Questo punto è stato ribadito con forza anche dal presidente del Consiglio di indirizzo e vigilanza (CIV) dell’Inps, Roberto Ghiselli: «Ci sono degli indicatori che tendono ad un miglioramento, però dobbiamo stare attenti ad alcuni segnali; per esempio, le nuove assunzioni tornano ad essere in prevalenza a termine». Una crescita economica basata sulla precarietà non è una crescita sana e, soprattutto, non è sufficiente a invertire la rotta dello spopolamento.
Un tessuto imprenditoriale fragile
A completare il quadro c’è la debolezza strutturale del sistema produttivo. Il rapporto INPS evidenzia che «diminuiscono le imprese», segnalando una mortalità aziendale superiore alle nuove nascite. L’aspetto più critico, però, è la loro dimensione: il 96% è rappresentato da micro-imprese, ovvero aziende con meno di 10 dipendenti. Questa polverizzazione del tessuto imprenditoriale significa minore capacità di investimento in innovazione, minore competitività sui mercati nazionali e internazionali e, inevitabilmente, minore capacità di offrire contratti di lavoro stabili e ben retribuiti.

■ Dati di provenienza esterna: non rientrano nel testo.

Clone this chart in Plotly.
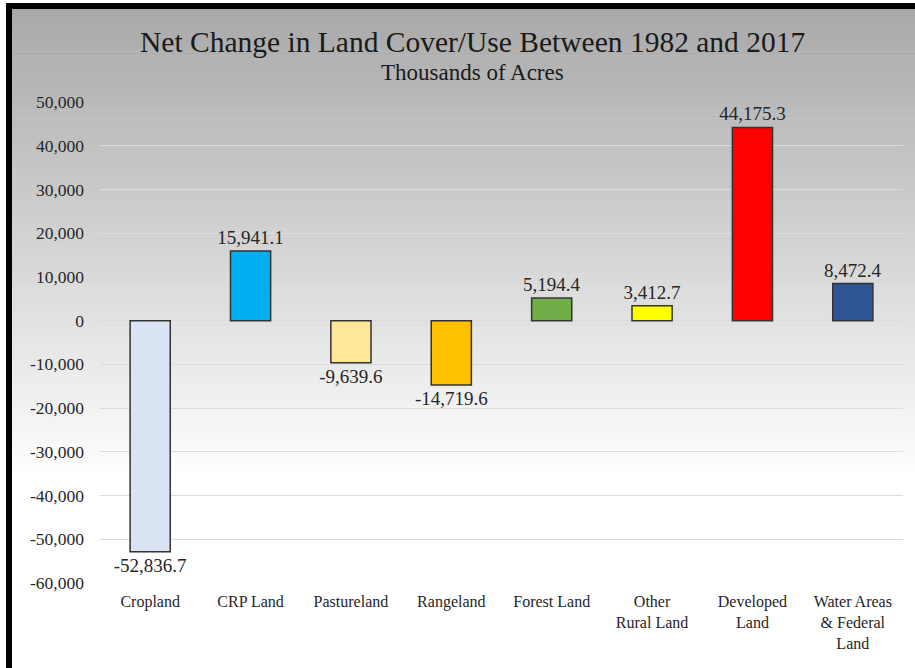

Alla luce di dati impietosi, la Sicilia, e con essa gran parte del Sud, vive su un crinale pericoloso. Le “luci” di una ripresa del PIL sono troppo deboli per dissipare le “ombre” di una crisi demografica gravissima e di un mercato del lavoro che genera più incertezza che opportunità. Senza interventi strutturali che puntino sulla qualità del lavoro, sul sostegno a un’imprenditoria più solida e su politiche attive per trattenere i giovani, il rischio è che lo specchio del futuro restituisca un’immagine sempre più sbiadita. A ciò si aggiunga anche il drammatico cambiamento climatico che sta letteralmente trasformando il panorama ambientale, economico e produttivo del Meridione d’Italia.